Agent Carter ratings are still slipping: Tuesday night’s episode dropped to 4.6 million viewers and a 1.3 rating, down 13 percent from its last original episode two weeks ago. The CW’s The Flash (4 million, 1.3) is right on the heels of its Marvel rival, tying the ABC series in the adult demo.
There’s still a lingering perception among some in Hollywood that female-centered comic-book titles are fandom kryptonite. Marvel, despite its regular drip-drip-drip release of films, hasn’t made a female-protagonist movie title since 2004’s Electra and doesn’t have any on its slate until 2018 (Captain Marvel). Marvel Studios president Kevin Feige has said he’s very much in favor of making a female title, but that the issue comes down to “timing.”
“I very much believe in doing it,” Feige said. “I very much believe that it’s unfair to say, ‘People don’t want to see movies with female heroes,’ then list five movies that were not very good, therefore, people didn’t go to the movies because they weren’t good movies, versus [because] they were female leads. And they don’t mention Hunger Games, Frozen, Divergent. You can go back to Kill Bill or Aliens. These are all female-led movies. It can certainly be done. I hope we do it sooner rather than later. But we find ourselves in the very strange position of managing more franchises than most people have — which is a very, very good thing and we don’t take for granted, but is a challenging thing.”
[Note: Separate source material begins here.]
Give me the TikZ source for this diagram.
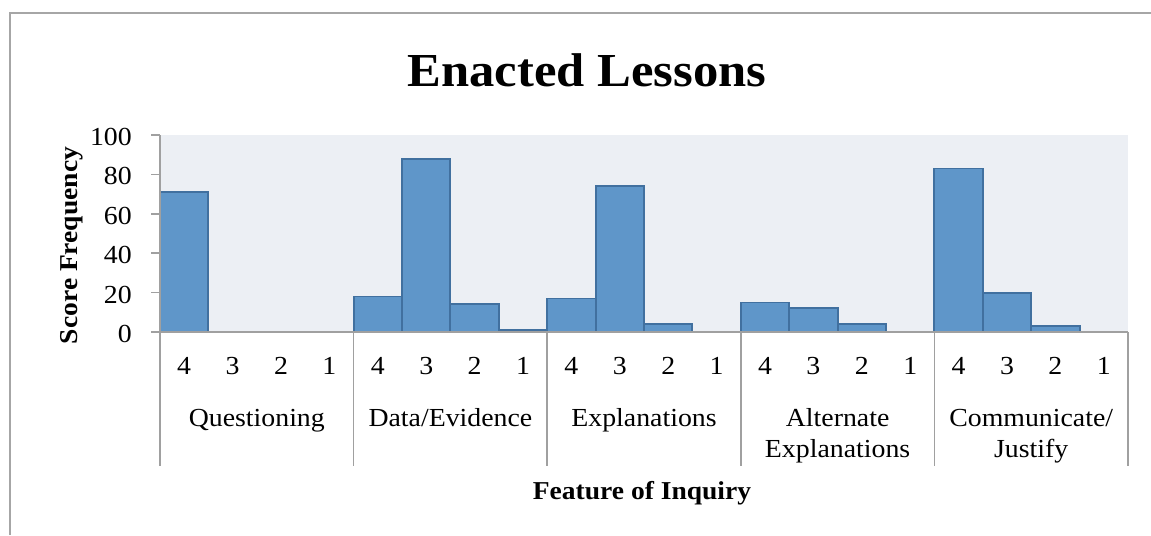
\documentclass[tikz,border=0pt]{standalone}
\usepackage{fontspec}
\setmainfont{Liberation Serif}[FakeStretch=1.07]
\definecolor{framegray}{HTML}{A6A6A6}
\definecolor{axisgray}{HTML}{A0A0A0}
\definecolor{plotbg}{HTML}{ECEFF4}
\definecolor{barfill}{HTML}{5F96C9}
\definecolor{baredge}{HTML}{41709F}
\begin{document}
\begin{tikzpicture}[x=0.75pt,y=-0.75pt,
  frameline/.style={draw=framegray,line width=1.1pt},
  axisline/.style={draw=axisgray,line width=1.1pt},
  barbox/.style={fill=barfill,draw=baredge,line width=1.4pt},
  axtext/.style={font=\fontsize{19.5}{23}\selectfont,inner sep=0pt},
  grouptext/.style={font=\fontsize{19.5}{23}\selectfont,inner sep=0pt,align=center,anchor=north},
  titletext/.style={font=\fontsize{35.5}{40}\selectfont\bfseries,inner sep=0pt,anchor=base},
  axtitle/.style={font=\fontsize{19.3}{23}\selectfont\bfseries,inner sep=0pt,anchor=base}]
\useasboundingbox (0,0) rectangle (1151,535);
% chart frame
\draw[frameline] (10,535) -- (10,13) -- (1151,13);
% plot area
\fill[plotbg] (160,135) rectangle (1128,332);
% bars
\foreach \v [count=\k from 0] in {71,0,0,0,18,88,14,1,17,74,4,0,15,12,4,0,83,20,3,0}{
  \ifnum\v>0
    \draw[barbox] ({160+48.4*\k},332) rectangle ({160+48.4*(\k+1)},{332-1.97*\v});
  \fi
}
% y axis
\draw[axisline] (160,135) -- (160,332);
\foreach \t in {0,20,40,60,80,100}{
  \draw[axisline] (151,{332-1.97*\t}) -- (160,{332-1.97*\t});
  \node[axtext,anchor=base east] (ylab\t) at (132,{332-1.97*\t+10.5}) {\t};
}
% x axis
\draw[axisline] (151,332) -- (1128,332);
\foreach \g in {0,...,5}{
  \draw[axisline] ({160+193.6*\g},332) -- ({160+193.6*\g},466);
}
% score digits
\foreach \g in {0,...,4}{
  \foreach \d [count=\i from 0] in {4,3,2,1}{
    \node[axtext,anchor=base] (d\g\i) at ({160+193.6*\g+48.4*(\i+0.5)},374.5) {\d};
  }
}
% group labels
\node[grouptext] (gq) at ({160+193.6*0.5},405) {\strut Questioning};
\node[grouptext] (gd) at ({160+193.6*1.5},405) {\strut Data/Evidence};
\node[grouptext] (ge) at ({160+193.6*2.5},405) {\strut Explanations};
\node[grouptext] (ga) at ({160+193.6*3.5},405) {\strut Alternate\\Explanations};
\node[grouptext] (gc) at ({160+193.6*4.5},405) {\strut Communicate/\\Justify};
% titles
\node[titletext] (title) at (587,86.5) {Enacted Lessons};
\node[axtitle] (xtitle) at (642,499) {Feature of Inquiry};
\node[axtitle,rotate=90] (ytitle) at (77,245.5) {Score Frequency};
\end{tikzpicture}
\end{document}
But now here comes Agent Carter, and we’re seeing the first recent Marvel title to really feel like a disappointment out of the gate, with a soft-ish debut and ratings dropping for the show’s second and third outing, falling into ABC’s ratings red zone. Clearly its possible to have a hit TV action hour with a female protagonist (Buffy the Vampire Slayer, Alias), and after only three episodes it’s still too soon to declare Agent Carter a flop. But should Agent Carter remain on this track, one wonders how its disappointment will be perceived — as one concept that didn’t pop? Or as “evidence” that comic book fans won’t heavily support a show without a guy with washboard abs on the poster?
Agent Carter was perhaps not the creatively strongest example as its a period drama without a costumed hero. Perhaps Netflix’s A.K.A. Jessica Jones will fare better.